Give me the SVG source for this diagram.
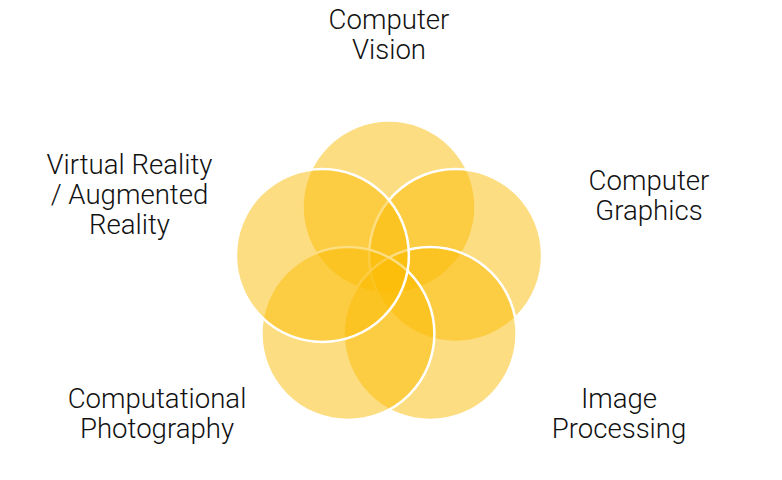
<svg xmlns="http://www.w3.org/2000/svg" width="782" height="480" viewBox="0 0 782 480">
<style>
.c{fill:#FBBC04;fill-opacity:0.5;stroke:#fff;stroke-width:2.5}
.t{font-family:Roboto,"Liberation Sans",sans-serif;font-weight:300;font-size:27.6px;fill:#111;text-anchor:middle}
</style>
<rect width="782" height="480" fill="#fff"/>
<g id="circles">
<circle id="c-cv" class="c" cx="389" cy="207" r="86.5"/>
<circle id="c-cg" class="c" cx="455.6" cy="255.4" r="86.5"/>
<circle id="c-ip" class="c" cx="430.1" cy="333.6" r="86.5"/>
<circle id="c-cp" class="c" cx="347.9" cy="333.6" r="86.5"/>
<circle id="c-vr" class="c" cx="322.4" cy="255.4" r="86.5"/>
</g>
<g id="label-cv"><text class="t" x="389" y="29">Computer</text><text class="t" x="389" y="59">Vision</text></g>
<g id="label-cg"><text class="t" x="649" y="190">Computer</text><text class="t" x="649" y="220">Graphics</text></g>
<g id="label-ip"><text class="t" x="619" y="408">Image</text><text class="t" x="619" y="438">Processing</text></g>
<g id="label-cp"><text class="t" x="157" y="408">Computational</text><text class="t" x="157" y="438">Photography</text></g>
<g id="label-vr"><text class="t" x="129.5" y="174">Virtual Reality</text><text class="t" x="129.5" y="204">/ Augmented</text><text class="t" x="129.5" y="234">Reality</text></g>
</svg>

+++++

Work required: Omit the pictures, then output the rest of the listing exactly.

Task answer:
Give me the SVG source for this diagram.
<svg xmlns="http://www.w3.org/2000/svg" width="782" height="480" viewBox="0 0 782 480">
<style>
.c{fill:#FBBC04;fill-opacity:0.5;stroke:#fff;stroke-width:2.5}
.t{font-family:Roboto,"Liberation Sans",sans-serif;font-weight:300;font-size:27.6px;fill:#111;text-anchor:middle}
</style>
<rect width="782" height="480" fill="#fff"/>
<g id="circles">
<circle id="c-cv" class="c" cx="389" cy="207" r="86.5"/>
<circle id="c-cg" class="c" cx="455.6" cy="255.4" r="86.5"/>
<circle id="c-ip" class="c" cx="430.1" cy="333.6" r="86.5"/>
<circle id="c-cp" class="c" cx="347.9" cy="333.6" r="86.5"/>
<circle id="c-vr" class="c" cx="322.4" cy="255.4" r="86.5"/>
</g>
<g id="label-cv"><text class="t" x="389" y="29">Computer</text><text class="t" x="389" y="59">Vision</text></g>
<g id="label-cg"><text class="t" x="649" y="190">Computer</text><text class="t" x="649" y="220">Graphics</text></g>
<g id="label-ip"><text class="t" x="619" y="408">Image</text><text class="t" x="619" y="438">Processing</text></g>
<g id="label-cp"><text class="t" x="157" y="408">Computational</text><text class="t" x="157" y="438">Photography</text></g>
<g id="label-vr"><text class="t" x="129.5" y="174">Virtual Reality</text><text class="t" x="129.5" y="204">/ Augmented</text><text class="t" x="129.5" y="234">Reality</text></g>
</svg>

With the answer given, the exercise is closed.